Attracted by the country's relatively good investment climate and low wages, and more recently by its growing domestic market, China received about 25 percent of all the FDI to the developing countries over the last decade. In the years from 2006 to 2010, China is expected to account for some 30 percent of the projected US$250 billion of FDI inflow to the developing countries. "In the 11th Five-Year Plan period, China is likely to focus on more balanced development. The 'Five balances' call for growth that is more focused on domestic development, that is more evenly spread across China's regions, and that is less resource intensive," said Zhao Min, World Bank economist and lead author of the report. "For FDI policies, this would imply that greater attention should be given to investments in domestically-focused industries, to investment in the interior, and to investments with a higher level of technology."

The report made five policy recommendations on how to optimize the use of FDI:

• maintaining an attractive investment climate;

• leveling the playing field in taxation;

• opening up further the service sector for FDI and competition;

• maximizing technology transfer and directing more FDI to go into the high-tech industry; and

• improving the investment climate and investor relations in the interior regions.

The report suggests that while China's investment climate is overall strong, it can be better if China reduces the complexity of investment approvals; increases government effectiveness by reducing overlap in authority and duplication in registration and approval requirements among agencies; improves access to equity finance of foreign- invested firms through capital market reforms; and reforms its judicial system.

Fewer tax incentives for foreign investors are unlikely to reduce FDI inflow significantly, although "round-tripping" may disappear, causing a drop in measured but not actual FDI, according to the report. Equalizing domestic and foreign income tax rates can best be done through merging the two existing tax codes, as has already been decided by the Government. In merging the tax codes, China should remove distortions from the current codes, including the limited tax deductibility of the costs of R&D, labor, marketing and depreciation. If tax preferences are to be given, they should not discriminate on the basis of ownership, and should be in line with China’s industrial and regional development policies going forward.
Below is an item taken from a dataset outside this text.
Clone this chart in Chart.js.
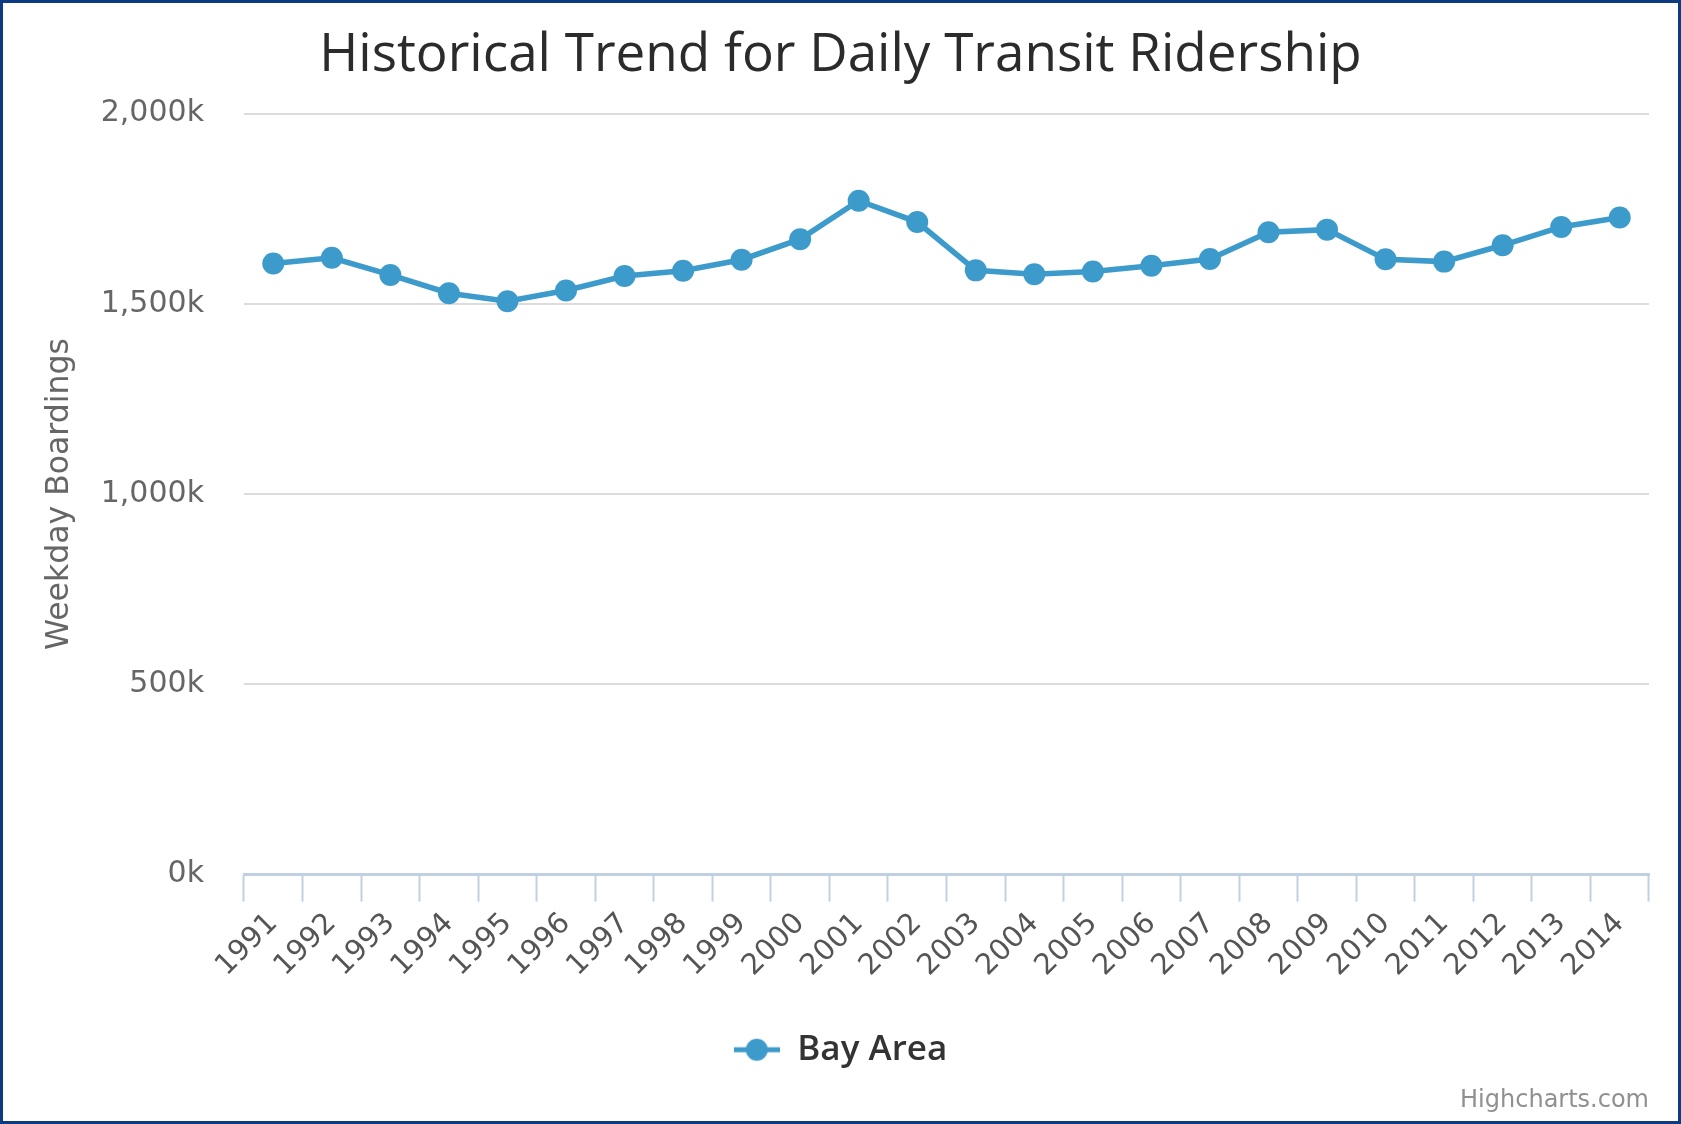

Presenting the costs of tax incentives together with the budget could reduce the lobbying for inappropriate incentives.

The rising costs of land and labor in the eastern provinces open up opportunities for the central and western provinces. At the same time, lower costs is no guarantee that industries will move there over time as competition from other countries as well as efficiency gains in the Eastern provinces play a role as well. Inland provinces could gain a competitive edge in attracting FDI by stepping up their efforts to improve the investment climate, focus their efforts to attract industries in line with their comparative advantage, and seek cooperation with the coastal regions. Central government can play a role as well: it could level the playing field by phasing out the incentives that largely benefit the eastern region, such as special economic zones and tax preferences; it should review the restrictions on FDI in sectors in which the interior has a particular advantage, including natural resources and public utilities such as water, electricity and gas; and it should step up efforts to remove regional policies and practices that prevent domestic market integration; and improve the efficiency of the transport industry.

To promote its goals in service and high-tech sectors, China should continue to boost the educational level of its labor force; put more efforts into enforcing intellectual property rights; improve the environment for R&D, in particular for in-firm R&D, and improve the general living environment of cities.